In this topic, we’ll dive into the fascinating role of memory in neural computation, focusing on how recurrent neural networks (RNNs) have shaped our understanding of how machines can “remember” and learn from experience. We’ll start with two foundational models—Elman and Jordan networks—which, although simple in structure, introduced a game-changing idea: feedback connections. These connections allow the network to process information in a way that mimics our own sense of time and memory.

As we explore these networks, you'll see how context units store information from previous steps, enabling the network to not just respond, but adapt and predict sequences of events. This gives the network the ability to “remember” and use that memory to improve future decisions.

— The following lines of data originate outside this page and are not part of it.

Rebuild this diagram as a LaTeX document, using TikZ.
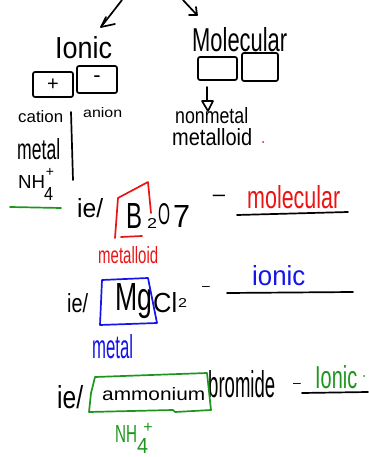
\documentclass[tikz,border=0pt]{standalone}
\usepackage{fontspec}
\setmainfont{Liberation Sans}
\usepackage{graphicx}
\definecolor{inkred}{RGB}{235,20,20}
\definecolor{inkblue}{RGB}{20,20,235}
\definecolor{inkgreen}{RGB}{30,150,30}
% set a word into a box of given width and height above the baseline
\newcommand\fitw[3]{\resizebox{#1pt}{#2pt}{#3}}
\begin{document}
\begin{tikzpicture}[x=1pt,y=-1pt,
  ink/.style={line width=1.7pt, line cap=round, line join=round},
  word/.style={inner sep=0pt, anchor=base west},
  cell/.style={ink, draw, rounded corners=2pt, inner sep=0pt}]
\fill[white] (0,0) rectangle (368,457);
\useasboundingbox (0,0) rectangle (368,457);

% arrows entering from above
\coordinate (la0) at (122,0); \coordinate (la1) at (101,27);
\draw[ink] (la0) -- (la1);
\draw[ink] (106,17) -- (la1) -- (115,24);
\coordinate (ra0) at (183,0); \coordinate (ra1) at (197,15);
\draw[ink] (ra0) -- (ra1);
\draw[ink] (189,15) -- (ra1) -- (196,7);

% ionic column
\node[word] (ionic) at (55,59) {\fitw{57}{22}{Ionic}};
\node[cell, minimum width=40pt, minimum height=25pt] (cat) at (53,84.5) {\fontsize{20}{20}\selectfont +};
\node[cell, minimum width=40pt, minimum height=27pt] (an) at (97,79.5) {\fontsize{22}{22}\selectfont -};
\node[word] (cation) at (18,123) {\fitw{45}{12}{cation}};
\node[word] (anion) at (83,118) {\fitw{39}{10}{anion}};
\coordinate (sep0) at (71,112); \coordinate (sep1) at (73,180);
\draw[ink] (sep0) -- (sep1);
\node[word] (metal) at (17,160) {\fitw{43}{21}{metal}};
\node[word] (nh) at (18,189) {\fitw{27}{13}{NH}};
\node[word] (nhsub) at (44,200) {\fitw{9}{13}{4}};
\node[inner sep=0pt] (nhsup) at (50,172) {\fontsize{14}{14}\selectfont +};
\coordinate (g0) at (10,207); \coordinate (g1) at (61,208);
\draw[ink, inkgreen] (g0) -- (g1);

% molecular column
\node[word] (molec) at (192,52) {\fitw{95}{24}{Molecular}};
\node[cell, minimum width=39pt, minimum height=23pt] (mb1) at (217.5,68.5) {};
\node[cell, minimum width=36pt, minimum height=28pt] (mb2) at (260,67) {};
\node[word] (nonmetal) at (175,124) {\fitw{73}{16}{nonmetal}};
\node[word] (metalloid) at (172,146) {\fitw{80}{17}{metalloid}};
\coordinate (dtop) at (207,87); \coordinate (dbar) at (207,101);
\coordinate (dl) at (202,101); \coordinate (dr) at (213,101); \coordinate (dtip) at (208,111);
\draw[ink] (dtop) -- (dbar);
\draw[ink] (dl) -- (dr) -- (dtip) -- cycle;
\fill[inkred] (263,142) circle (1pt);

% example 1: B2O7
\node[word] (ie1) at (77,217) {\fitw{26}{19}{ie/}};
\node[word] (b) at (126,228) {\fitw{16}{25}{B}};
\node[word] (b2) at (147,228) {\fitw{10}{10}{2}};
\node[word] (o) at (158,224) {\fitw{12}{21}{O}};
\node[word] (o7) at (173,227) {\fitw{17}{22}{7}};
\draw[ink, inkred] (115,238) -- (118,198) -- (148,182) -- (151,213);
\draw[ink, inkred] (121,237) -- (142,236);
\node[word, text=inkred] (metalloid1) at (98,263) {\fitw{60}{17}{metalloid}};
\node[inner sep=0pt] (dash1) at (219,198) {\fontsize{22}{22}\selectfont –};
\node[word, text=inkred] (ans1) at (247,208) {\fitw{93}{23}{molecular}};
\coordinate (u1a) at (237,215); \coordinate (u1b) at (348,212);
\draw[ink] (u1a) -- (u1b);

% example 2: MgCl2
\node[word] (ie2) at (67,312) {\fitw{21}{19}{ie/}};
\node[word] (mg) at (115,310) {\fitw{37}{27}{Mg}};
\node[word] (cl) at (153,312) {\fitw{24}{20}{Cl}};
\node[word] (cl2) at (178,307) {\fitw{9}{9}{2}};
\draw[ink, inkblue] (102,280) -- (148,278) -- (157,323) -- (100,325) -- cycle;
\node[word, text=inkblue] (metal2) at (92,358) {\fitw{41}{24}{metal}};
\node[inner sep=0pt] (dash2) at (206,288) {\fontsize{14}{14}\selectfont –};
\node[word, text=inkblue] (ans2) at (252,285) {\fitw{53}{20}{ionic}};
\coordinate (u2a) at (227,293); \coordinate (u2b) at (353,292);
\draw[ink] (u2a) -- (u2b);

% example 3: ammonium bromide
\node[word] (ie3) at (57,408) {\fitw{26}{23}{ie/}};
\node[word] (amm) at (102,400) {\fitw{103}{13}{ammonium}};
\node[word] (brom) at (208,397) {\fitw{67}{27}{bromide}};
\draw[ink, inkgreen] (95,377) -- (207,373) -- (211,410) -- (175,412) -- (173,410) -- (89,412) -- (91,393) -- cycle;
\node[word, text=inkgreen] (nh2) at (115,442) {\fitw{22}{17}{NH}};
\node[word, text=inkgreen] (nh2sub) at (137,453) {\fitw{11}{15}{4}};
\node[inner sep=0pt, text=inkgreen] (nh2sup) at (148,428) {\fontsize{16}{16}\selectfont +};
\node[inner sep=0pt] (dash3) at (297,385) {\fontsize{14}{14}\selectfont –};
\node[word, text=inkgreen] (ans3) at (315,388) {\fitw{42}{23}{Ionic}};
\fill[inkgreen] (364,376) circle (1pt);
\coordinate (u3a) at (302,393); \coordinate (u3b) at (368,392);
\draw[ink] (u3a) -- (u3b);
\end{tikzpicture}
\end{document}
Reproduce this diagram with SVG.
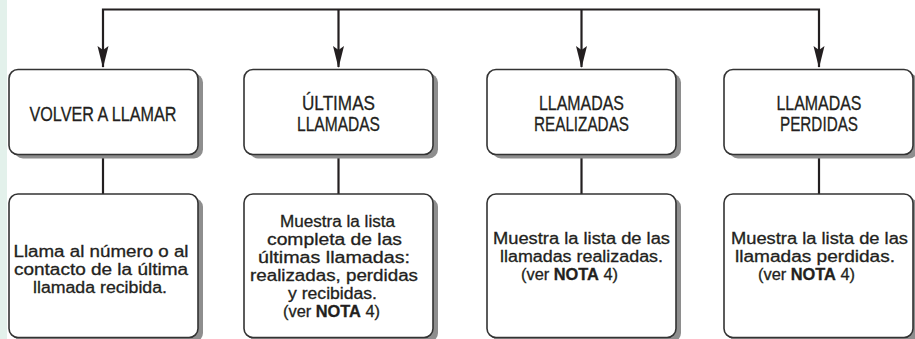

Next, we’ll dive into the Hopfield Network, a system that models associative memory through a process called energy minimization—a concept borrowed from physics. Hopfield networks help us understand how memories are not static, but rather can evolve and connect in dynamic ways.

These two architectures—Elman, Jordan, and Hopfield—show us that intelligence is more than just performing calculations. It’s about the continuity of thought, the context in which we experience things, and the remarkable ability to recall and reshape what we’ve learned. In many ways, they demonstrate that to truly understand intelligence, we need to explore how memory and time shape thought, action, and learning.

By the end of this topic, we hope you'll feel inspired to see how memory, context, and feedback play essential roles in not only neural networks but in the very nature of learning and intelligence itself.

• How does feedback allow recurrent networks to model context and continuity over time?

• In what ways do Elman and Jordan networks differ in how they store and use memory?

• What makes the Hopfield network an elegant example of collective intelligence and associative recall?